The Fauxy
- The Fauxy
- Website type: Satirical Website
- Available in: English, Hindi, Gujarati
- Headquarters: Gurgaon, Haryana
- Creator: Vinay Sharma
- Website: thefauxy.com
- Launched: August 2018
- Current status: Active

= The Fauxy =

Indian satire website

The Fauxy is an Indian satirical website that publish satirical articles on current events, entertainment, sports and public figures. It has been referred to as India's answer to The Onion.

==History==
The Fauxy, registered under Prana Online Media Networks LLP, was created by Vinay Sharma and was launched in August 2018. The Fauxy is headquartered in Gurgaon Haryana and has over 50 contributors across India.
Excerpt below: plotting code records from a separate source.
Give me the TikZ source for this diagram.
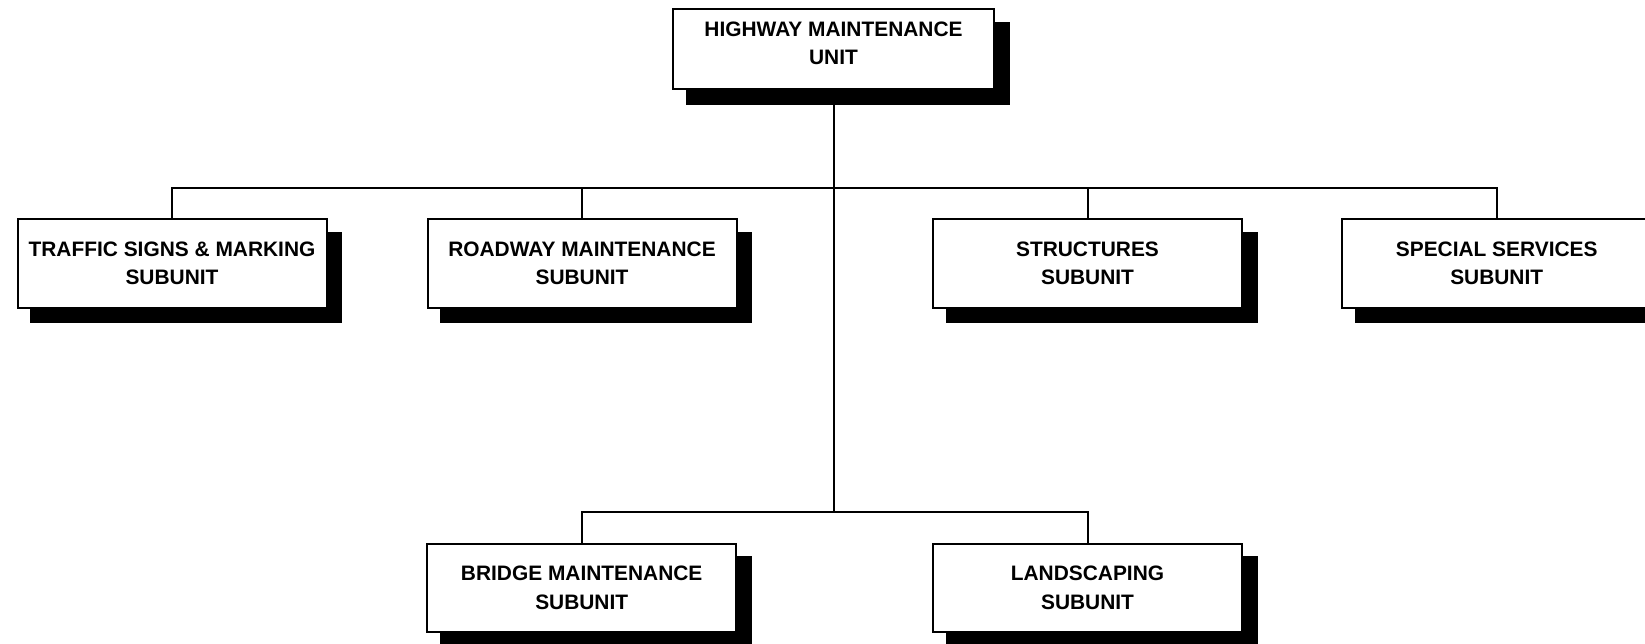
\documentclass[tikz,border=0pt]{standalone}
\usepackage{fontspec}
\setmainfont{Liberation Sans}
\usetikzlibrary{shadows}
\begin{document}
\begin{tikzpicture}[x=1pt,y=-1pt,
  unitbox/.style={draw=black, line width=2pt, fill=white, align=center,
    font=\bfseries\fontsize{20.9}{28.7}\selectfont, inner sep=0pt,
    drop shadow={shadow xshift=14pt, shadow yshift=-14pt, opacity=1, fill=black, draw=black, line width=3pt}},
  subbox/.style={unitbox, minimum width=309pt, minimum height=88.5pt},
  conn/.style={draw=black, line width=2pt}]
\useasboundingbox (0,0) rectangle (1645,644);
\node[unitbox, minimum width=321pt, minimum height=80pt, text depth=12pt] (top) at (833.5,49.2) {HIGHWAY MAINTENANCE\\UNIT};
\node[subbox] (tsm) at (172,263.3) {TRAFFIC SIGNS \& MARKING\\SUBUNIT};
\node[subbox] (road) at (582,263.3) {ROADWAY MAINTENANCE\\SUBUNIT};
\node[subbox] (struct) at (1087.5,263.3) {STRUCTURES\\SUBUNIT};
\node[subbox] (spec) at (1496.7,263.3) {SPECIAL SERVICES\\SUBUNIT};
\node[subbox] (bridge) at (581.7,588) {BRIDGE MAINTENANCE\\SUBUNIT};
\node[subbox] (land) at (1087.5,588) {LANDSCAPING\\SUBUNIT};
\coordinate (b1) at (833.5,188.3);
\coordinate (b2) at (833.5,511.7);
\draw[conn] (top.south) -- (b2);
\draw[conn] (tsm.north) -- (tsm.north |- b1) -- (spec.north |- b1) -- (spec.north);
\draw[conn] (road.north) -- (road.north |- b1);
\draw[conn] (struct.north) -- (struct.north |- b1);
\draw[conn] (bridge.north) -- (bridge.north |- b2) -- (land.north |- b2) -- (land.north);
\end{tikzpicture}
\end{document}
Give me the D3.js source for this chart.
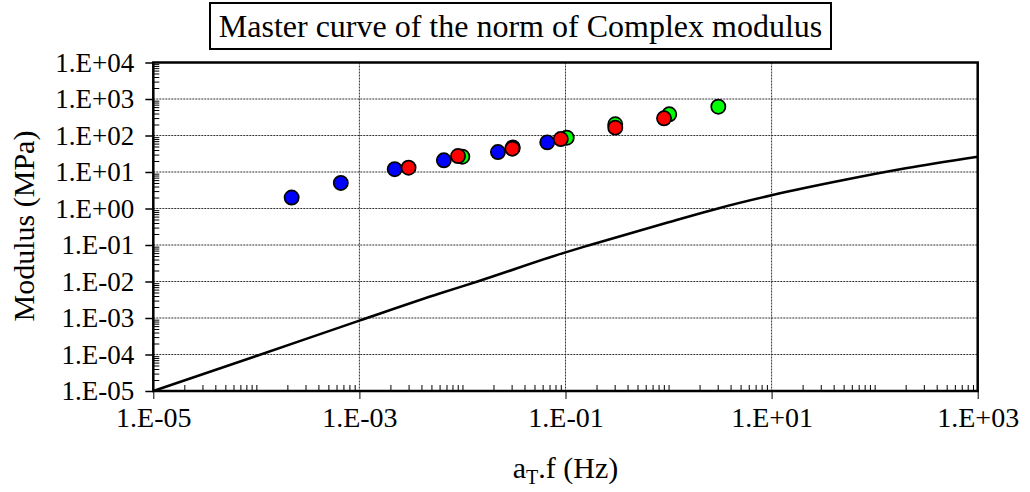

According to its founder, the website was launched as there was almost no competition to the existing satire website, Faking News.

Shortly after the launch, The Fauxy started getting featured on popular new portals and many of its satirical pieces were mistaken for real news.

==Media coverage==
During the Russia-Ukraine crisis, many European countries imposed economic sanctions on Russia. The Fauxy wrote a satirical piece taking a dig at Pakistan. The article was mistaken to be true and many international media outlets covered it as real news.

Kangana Ranaut trolled for sharing The Fauxy article Facebook Launches "Mark Yourself Safe From Shivsena Goons" Feature. After that Kangana tweeted on her Twitter account and wrote:
The news have tagged i account clearly says its a fictitious news source. Intended for sarcasm and satire.